Perhaps it is time for local bloggers to lobby for some of this advertising. The government could help underwrite blogging… publishing of the people, by the people, for the people.

Manhattan by starlight

by henrycopeland
Friday, August 22nd, 2003

Still catching up on blog reading. I enjoyed Rick Bruner’s blackout notes, which end with this wonderful image: “Stars over Manhattan.”

Praise for Messagfire

by henrycopeland
Wednesday, August 20th, 2003

As you folks get drowned by spam, consider Messagefire, which filters/kills this stuff on its server.

VoIP overview

by henrycopeland
Wednesday, August 20th, 2003

Good article on Voice over IP. Unfortunately, when your cable connection sucks — as mine does right now — the future doesn’t look that bright.

Rock… paper… SCISSORS!!!

by henrycopeland
Tuesday, August 19th, 2003

Some magazines are getting shredded in newstand sales, according to the Audit Bureau of Circulations. Did the pixel buzzsaw finally pulverize paper?
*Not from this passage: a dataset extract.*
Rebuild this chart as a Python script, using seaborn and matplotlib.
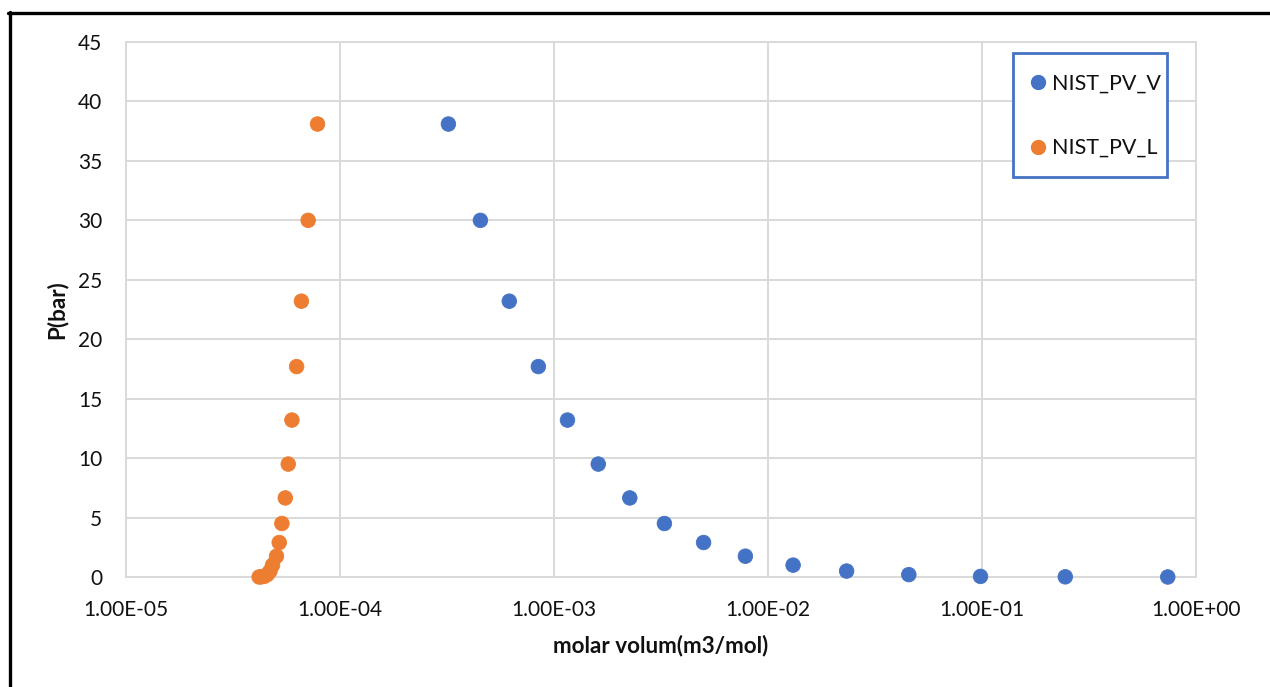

Sales up or down for the first six months of the year versus same period in 2002:
Better Homes and Gardens -15.5%
Cosmopolitan -9.0%
Entertainment Weekly -5.5%
Fast Company -55%
Fortune -12.5%
Martha Stewart Living -18.1%
Money -28.9%
O, The Oprah Magazine 37.5%
Reader’s Digest -19.7%
Real Simple 10.1%
Rolling Stone 4%
Sports Illustrated 3.5%
Weight Watchers 11.1%

Blogads in the Economist

by henrycopeland
Tuesday, August 19th, 2003

Blogads gets a first (brief) mention in the Economist, one of my favorite publications. Look in the side-bar.